Gwyn Evans
- Full name: Gwynfryn Evans
- Born: 17 August 1918 Treherbert, Wales
- Died: 6 September 2010 (aged 92) Cardiff, Wales

Rugby union career
- Position: Wing-forward

International career
- Years: Team / Apps / (Points)
- 1947–49: Wales / 12 / (3)

= Gwyn Evans (rugby union, born 1918) =

Wales international rugby union player

Gwynfryn Evans (17 August 1918 – 6 September 2010) was a Welsh international rugby union player.

==Biography==
Born in Treherbert, Evans grew up in the village of Clydach outside Swansea and got his start in rugby aged 11. He played briefly for Swansea prior to World War II, but on joining the Cardiff Police Force was requested to quit due to the physical nature of the sport, so switched to soccer. During the war, Evans served with the Royal Engineers in Italy and North Africa.

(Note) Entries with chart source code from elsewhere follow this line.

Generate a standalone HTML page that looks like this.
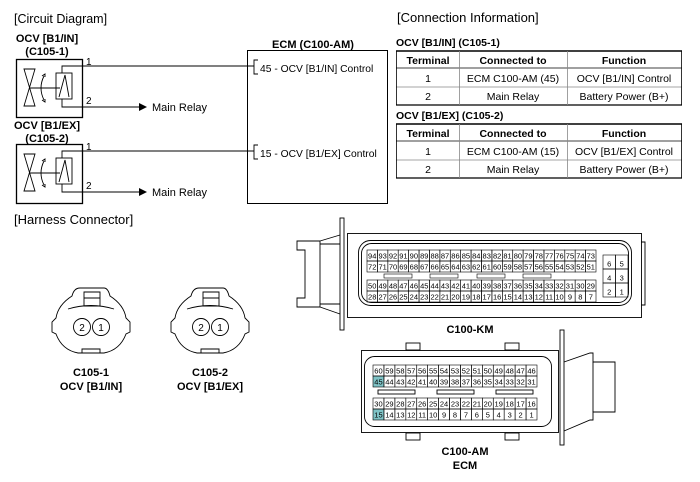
<!DOCTYPE html>
<html><head><meta charset="utf-8"><style>
html,body{margin:0;padding:0;background:#fff;}
svg{display:block;font-family:"Liberation Sans",Arial,sans-serif;}
</style></head><body>
<svg width="700" height="482" viewBox="0 0 700 482" xmlns="http://www.w3.org/2000/svg">
<g fill="#000">
<text x="14" y="23" font-size="12.5">[Circuit Diagram]</text>
<text x="47" y="42" font-size="11" font-weight="bold" text-anchor="middle">OCV [B1/IN]</text>
<text x="47" y="55" font-size="11" font-weight="bold" text-anchor="middle">(C105-1)</text>
<text x="47" y="129" font-size="11" font-weight="bold" text-anchor="middle">OCV [B1/EX]</text>
<text x="47" y="142" font-size="11" font-weight="bold" text-anchor="middle">(C105-2)</text>
<text x="313" y="48" font-size="11" font-weight="bold" text-anchor="middle">ECM (C100-AM)</text>
</g>
<g fill="none" stroke="#000" stroke-width="1">
<rect x="16.5" y="59.5" width="66" height="58" stroke-width="1.3"/>
<rect x="16.5" y="144.5" width="66" height="59" stroke-width="1.3"/>
<rect x="247.5" y="50.5" width="140" height="153"/>
</g>
<g fill="none" stroke="#000" stroke-width="0.9">
<path d="M24 69 L35 69 L24 106 L35 106 Z"/>
<path d="M29.5 88 L60 88"/>
<path d="M44 76 Q38 88 44 100"/>
<path d="M42 76 l3 -2 l0 3" />
<path d="M42 100 l3 2 l0 -3"/>
<rect x="56" y="73" width="16" height="26"/>
<path d="M59 97 L65 75 L69 97"/>
<path d="M62 73 L62 66 L254 66"/>
<path d="M62 99 L62 107 L140 107"/>
</g>
<g transform="translate(0,85)" fill="none" stroke="#000" stroke-width="0.9">
<path d="M24 69 L35 69 L24 106 L35 106 Z"/>
<path d="M29.5 88 L60 88"/>
<path d="M44 76 Q38 88 44 100"/>
<path d="M42 76 l3 -2 l0 3" />
<path d="M42 100 l3 2 l0 -3"/>
<rect x="56" y="73" width="16" height="26"/>
<path d="M59 97 L65 75 L69 97"/>
<path d="M62 73 L62 66 L254 66"/>
<path d="M62 99 L62 107 L140 107"/>
</g>
<g fill="#000" font-size="10">
<polygon points="139,103 147,107 139,111"/>
<polygon points="139,188 147,192 139,196"/>
<text x="86" y="65">1</text><text x="86" y="104">2</text>
<text x="86" y="150">1</text><text x="86" y="189">2</text>
<text x="152" y="111" font-size="11">Main Relay</text>
<text x="152" y="196" font-size="11">Main Relay</text>
<text x="260" y="72" font-size="10.3">45 - OCV [B1/IN] Control</text>
<text x="260" y="157" font-size="10.3">15 - OCV [B1/EX] Control</text>
</g>
<g fill="none" stroke="#000" stroke-width="0.9">
<path d="M258 60 L254 60 L254 74 L258 74"/>
<path d="M258 145 L254 145 L254 159 L258 159"/>
</g>
<g fill="#000">
<text x="397" y="22" font-size="13">[Connection Information]</text>
<text x="396" y="46" font-size="10.5" font-weight="bold">OCV [B1/IN] (C105-1)</text>
<text x="396" y="119" font-size="10.5" font-weight="bold">OCV [B1/EX] (C105-2)</text>
</g>
<g id="t1">
<g fill="none" stroke="#000" stroke-width="0.8">
<line x1="396" y1="51" x2="682" y2="51" stroke-width="1.5"/>
<line x1="396" y1="68" x2="682" y2="68"/>
<line x1="396" y1="87" x2="682" y2="87" stroke="#888"/>
<line x1="396" y1="105" x2="682" y2="105" stroke-width="1.3"/>
<line x1="396.5" y1="51" x2="396.5" y2="105"/>
<line x1="459.5" y1="51" x2="459.5" y2="105" stroke="#888"/>
<line x1="567.5" y1="51" x2="567.5" y2="105" stroke="#888"/>
<line x1="681.5" y1="51" x2="681.5" y2="105"/>
</g>
</g>
<use href="#t1" transform="translate(0,73)"/>
<g font-size="10.5" text-anchor="middle" fill="#000">
<text x="428" y="64" font-weight="bold">Terminal</text>
<text x="513" y="64" font-weight="bold">Connected to</text>
<text x="624" y="64" font-weight="bold">Function</text>
<text x="428" y="82">1</text><text x="513" y="82">ECM C100-AM (45)</text><text x="624" y="82">OCV [B1/IN] Control</text>
<text x="428" y="100">2</text><text x="513" y="100">Main Relay</text><text x="624" y="100">Battery Power (B+)</text>
<text x="428" y="137" font-weight="bold">Terminal</text>
<text x="513" y="137" font-weight="bold">Connected to</text>
<text x="624" y="137" font-weight="bold">Function</text>
<text x="428" y="155">1</text><text x="513" y="155">ECM C100-AM (15)</text><text x="624" y="155">OCV [B1/EX] Control</text>
<text x="428" y="173">2</text><text x="513" y="173">Main Relay</text><text x="624" y="173">Battery Power (B+)</text>
</g>
<text x="14" y="224" font-size="13">[Harness Connector]</text>
<g id="c105" fill="none" stroke="#000" stroke-width="0.9">
<path d="M80 288 L104 288 Q108 288 110 296 Q124 305 126 318 L130 322 L130 332 L126 334 Q120 350 104 353 L78 353 Q62 350 56 334 L52 332 L52 322 L56 318 Q58 305 72 296 Q74 288 80 288 Z"/>
<path d="M84 292 L100 292 L100 306 L84 306 Z M84 298 L100 298"/>
<path d="M68 309 Q91 302 114 309"/>
<circle cx="82" cy="327" r="8.5"/><circle cx="101" cy="327" r="8.5"/>
<path d="M82 353 L82 349 L100 349 L100 353"/>
</g>
<use href="#c105" transform="translate(119,0)"/>
<g font-size="10" text-anchor="middle">
<text x="82" y="331">2</text><text x="101" y="331">1</text>
<text x="201" y="331">2</text><text x="220" y="331">1</text>
</g>
<g font-size="11" font-weight="bold" text-anchor="middle">
<text x="91" y="376">C105-1</text><text x="91" y="390">OCV [B1/IN]</text>
<text x="210" y="376">C105-2</text><text x="210" y="390">OCV [B1/EX]</text>
</g>
<g fill="none" stroke="#000" stroke-width="0.9">
<rect x="340" y="218" width="4" height="112"/>
<path d="M320 241 L297 241 L297 250 L305 250 L305 298 L297 298 L297 307 L320 307"/>
<path d="M320 241 L340 235 M320 307 L340 314 M320 241 L320 307 M320 244 L340 244 M320 304 L340 304"/>
<rect x="347.5" y="233.5" width="294" height="84"/>
<path d="M641 242 L645 242 L645 305 L641 305"/>
<rect x="358.5" y="240.5" width="273" height="65" rx="12"/>
<rect x="361.5" y="243.5" width="267" height="59" rx="10"/>
</g>
<g fill="none" stroke="#000" stroke-width="0.9">
<rect x="361.5" y="350.5" width="197" height="82"/>
<rect x="364.5" y="356.5" width="187" height="70" rx="10"/>
<rect x="406" y="343" width="14" height="7"/><rect x="505" y="343" width="14" height="7"/>
<rect x="406" y="433" width="14" height="7"/><rect x="505" y="433" width="14" height="7"/>
<rect x="560" y="330" width="4" height="115"/>
<path d="M564 362 L590 353 L593 353 L593 362 L615 362 L615 412 L593 412 L593 420 L590 420 L564 431"/>
<path d="M593 362 L593 412"/>
<rect x="378" y="390" width="37" height="4"/><rect x="437" y="390" width="37" height="4"/><rect x="496" y="390" width="37" height="4"/>
</g>
<rect x="373" y="376" width="11" height="11" fill="#7fc3c6"/>
<rect x="373" y="409" width="11" height="11" fill="#7fc3c6"/>
<g font-size="11" font-weight="bold" text-anchor="middle">
<text x="470" y="333">C100-KM</text>
<text x="465" y="455">C100-AM</text>
<text x="465" y="469">ECM</text>
</g>
<g id="grids" stroke="#000" stroke-width="0.6" fill="none" font-size="7.5"></g>
<script>
var ns="http://www.w3.org/2000/svg",g=document.getElementById('grids');
function cell(x,y,w,h,t){var r=document.createElementNS(ns,'rect');r.setAttribute('x',x);r.setAttribute('y',y);r.setAttribute('width',w);r.setAttribute('height',h);g.appendChild(r);
var s=document.createElementNS(ns,'text');s.setAttribute('x',x+w/2);s.setAttribute('y',y+h-2.5);s.setAttribute('text-anchor','middle');s.setAttribute('fill','#000');s.setAttribute('stroke','none');s.textContent=t;g.appendChild(s);}
var kw=229/22;
for(var i=0;i<22;i++){cell(367+i*kw,250,kw,11,94-i);cell(367+i*kw,261,kw,11,72-i);cell(367+i*kw,280,kw,11,50-i);cell(367+i*kw,291,kw,11,28-i);}
var kb=[[6,5],[4,3],[2,1]];for(var r=0;r<3;r++)for(var c=0;c<2;c++)cell(603+c*12.5,255+r*14,12.5,14,kb[r][c]);
[[384,28],[430,28],[477,28],[523,28]].forEach(function(b){var r=document.createElementNS(ns,'rect');r.setAttribute('x',b[0]);r.setAttribute('y',274);r.setAttribute('width',b[1]);r.setAttribute('height',4);g.appendChild(r);});
var aw=164/15;
for(var i=0;i<15;i++){cell(373+i*aw,365,aw,11,60-i);cell(373+i*aw,376,aw,11,45-i);cell(373+i*aw,398,aw,11,30-i);cell(373+i*aw,409,aw,11,15-i);}
</script>
</svg>
</body></html>
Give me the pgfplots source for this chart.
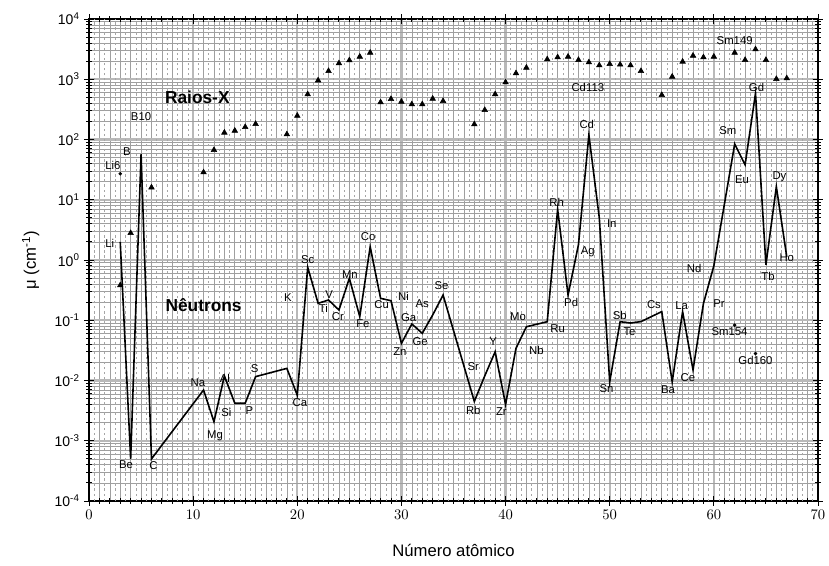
\documentclass[border=0pt]{standalone}
\usepackage{pgfplots}
\pgfplotsset{compat=1.18}
\usepackage{fontspec}
\setmainfont{Liberation Sans}
\newcommand{\lbl}{\fontsize{8.5}{9}\selectfont}
\begin{document}
\begin{tikzpicture}
\useasboundingbox (-66.75pt,-48pt) rectangle (555pt,375.75pt);
\begin{axis}[
  scale only axis,
  width=546.75pt, height=361.5pt,
  ymode=log,
  xmin=0, xmax=70, ymin=0.0001, ymax=10000,
  xtick={0,10,...,70},
  minor xtick={0,1,...,70},
  ytick={0.0001,0.001,0.01,0.1,1,10,100,1000,10000},
  yticklabels={10\textsuperscript{-4},10\textsuperscript{-3},10\textsuperscript{-2},10\textsuperscript{-1},10\textsuperscript{0},10\textsuperscript{1},10\textsuperscript{2},10\textsuperscript{3},10\textsuperscript{4}},
  minor ytick={0.0002,0.0003,0.0004,0.0005,0.0006,0.0007,0.0008,0.0009,
               0.002,0.003,0.004,0.005,0.006,0.007,0.008,0.009,
               0.02,0.03,0.04,0.05,0.06,0.07,0.08,0.09,
               0.2,0.3,0.4,0.5,0.6,0.7,0.8,0.9,
               2,3,4,5,6,7,8,9,
               20,30,40,50,60,70,80,90,
               200,300,400,500,600,700,800,900,
               2000,3000,4000,5000,6000,7000,8000,9000},
  grid=both,
  major grid style={gray!55, line width=1.8pt},
  minor grid style={gray!75, line width=0.45pt},
  extra x ticks={0.5,1.5,...,69.5},
  extra x tick labels={},
  extra x tick style={grid=major, major grid style={gray!70, dotted, line width=0.45pt}, major tick length=0pt},
  tick align=center,
  major tick length=7pt,
  minor tick length=4pt,
  every tick/.style={black, line width=0.7pt},
  axis line style={black, line width=0.8pt},
  tick label style={font=\fontsize{10.5}{12}\selectfont},
  xlabel={Número atômico},
  ylabel={μ (cm\textsuperscript{-1})},
  xlabel style={at={(axis description cs:0.5,-0.102)}, anchor=center, font=\fontsize{12.5}{14}\selectfont},
  ylabel style={at={(axis description cs:-0.08,0.5)}, anchor=center, font=\fontsize{12.5}{14}\selectfont},
  clip=false,
]
% Neutron attenuation coefficients
\addplot[black, line width=1.2pt] coordinates {
 (3,2.0) (4,0.0005) (5,57) (6,0.0005)
 (11,0.00695) (12,0.00207) (13,0.0119) (14,0.0042) (15,0.0042) (16,0.0116)
 (19,0.0159) (20,0.0057) (21,0.757) (22,0.191) (23,0.217) (24,0.148)
 (25,0.497) (26,0.115) (27,1.66) (28,0.231) (29,0.211) (30,0.0414)
 (31,0.0867) (32,0.0607) (33,0.122) (34,0.262) (37,0.0045) (38,0.0119)
 (39,0.030) (40,0.0040) (41,0.0342) (42,0.078) (44,0.0946) (45,6.94)
 (46,0.262) (47,1.8) (48,119) (49,5) (50,0.0095) (51,0.0946) (52,0.09)
 (53,0.095) (55,0.139) (56,0.0095) (57,0.139) (58,0.015) (59,0.19)
 (60,0.8) (62,84) (63,38) (64,585) (65,0.83) (66,16.5) (67,1.13)
};
% X-ray attenuation coefficients
\addplot[only marks, mark=triangle*, mark size=2.4pt, black] coordinates {
 (3,0.38) (4,2.8) (6,16) (11,28.5) (12,67) (13,130) (14,140) (15,161) (16,181)
 (19,122) (20,248) (21,563) (22,957) (23,1370) (24,1840) (25,2063) (26,2370)
 (27,2760) (28,414) (29,470) (30,424) (31,384) (32,384) (33,476) (34,435)
 (37,179) (38,309) (39,563) (40,889) (41,1256) (42,1556) (44,2143) (45,2313)
 (46,2370) (47,2090) (48,1910) (49,1702) (50,1790) (51,1750) (52,1702)
 (53,1370) (55,548) (56,1103) (57,1960) (58,2460) (59,2313) (60,2370)
 (62,2760) (63,2090) (64,3140) (65,2090) (66,1010) (67,1038)
};
% isotopes
\addplot[only marks, mark=*, mark size=1.1pt, black] coordinates {
 (3,27) (62,0.083) (64,0.028)
};
\node[font=\fontsize{13}{15}\selectfont\bfseries] at (axis cs:10.4,507) {Raios-X};
\node[font=\fontsize{13}{15}\selectfont\bfseries] at (axis cs:11.0,0.179) {Nêutrons};
\begin{scope}[every node/.style={font=\lbl, inner sep=0.5pt}]
\node at (axis cs:5.0,236) {B10};
\node at (axis cs:3.65,62) {B};
\node at (axis cs:2.3,37.8) {Li6};
\node at (axis cs:2.0,1.91) {Li};
\node at (axis cs:3.55,0.0004) {Be};
\node at (axis cs:6.2,0.00038) {C};
\node at (axis cs:10.45,0.0091) {Na};
\node at (axis cs:12.1,0.0012) {Mg};
\node at (axis cs:13.05,0.011) {Al};
\node at (axis cs:13.2,0.0030) {Si};
\node at (axis cs:15.4,0.0032) {P};
\node at (axis cs:15.9,0.0155) {S};
\node at (axis cs:20.25,0.0043) {Ca};
\node at (axis cs:19.1,0.234) {K};
\node at (axis cs:21.0,1.0) {Sc};
\node at (axis cs:22.5,0.158) {Ti};
\node at (axis cs:23.06,0.269) {V};
\node at (axis cs:23.9,0.115) {Cr};
\node at (axis cs:25.05,0.562) {Mn};
\node at (axis cs:26.3,0.089) {Fe};
\node at (axis cs:26.8,2.44) {Co};
\node at (axis cs:28.1,0.179) {Cu};
\node at (axis cs:30.2,0.251) {Ni};
\node at (axis cs:29.85,0.030) {Zn};
\node at (axis cs:30.7,0.112) {Ga};
\node at (axis cs:32.0,0.19) {As};
\node at (axis cs:31.8,0.044) {Ge};
\node at (axis cs:33.85,0.37) {Se};
\node at (axis cs:36.9,0.017) {Sr};
\node at (axis cs:36.9,0.0032) {Rb};
\node at (axis cs:38.8,0.044) {Y};
\node at (axis cs:39.6,0.003) {Zr};
\node at (axis cs:42.96,0.032) {Nb};
\node at (axis cs:41.2,0.115) {Mo};
\node at (axis cs:45.0,0.073) {Ru};
\node at (axis cs:44.9,8.9) {Rh};
\node at (axis cs:46.3,0.195) {Pd};
\node at (axis cs:47.9,1.37) {Ag};
\node at (axis cs:47.8,181) {Cd};
\node at (axis cs:47.9,735) {Cd113};
\node at (axis cs:50.2,4.06) {In};
\node at (axis cs:49.7,0.0074) {Sn};
\node at (axis cs:50.96,0.122) {Sb};
\node at (axis cs:51.9,0.0646) {Te};
\node at (axis cs:54.25,0.179) {Cs};
\node at (axis cs:56.9,0.172) {La};
\node at (axis cs:55.6,0.0071) {Ba};
\node at (axis cs:57.5,0.0113) {Ce};
\node at (axis cs:60.5,0.19) {Pr};
\node at (axis cs:58.1,0.728) {Nd};
\node at (axis cs:61.5,0.0646) {Sm154};
\node at (axis cs:64.0,0.0219) {Gd160};
\node at (axis cs:61.35,138) {Sm};
\node at (axis cs:62.7,21.4) {Eu};
\node at (axis cs:64.1,735) {Gd};
\node at (axis cs:65.2,0.528) {Tb};
\node at (axis cs:66.3,24.2) {Dy};
\node at (axis cs:67.0,1.11) {Ho};
\node at (axis cs:62.0,4436) {Sm149};
\end{scope}
\end{axis}
\end{tikzpicture}
\end{document}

Evans resumed his club rugby after the war, linking up with Cardiff. He was a specialist openside wing-forward and made his Wales debut in the country's first official post war fixture in 1947, as one of 13 new caps against England at Cardiff Arms Park, where he contributed a try. Over the next two years, Evans was a regular for Wales and attained a total of 12 caps, without missing a match. This included their win over the touring 1947–48 Wallabies in Cardiff.

Retiring from rugby at age 41, Evans became a high ranking policeman and at one time was in charge of policing for Cardiff Arms Park, in his capacity as a Superintendent at Cardiff Central. He received the Queen's Police Medal for his career with the police.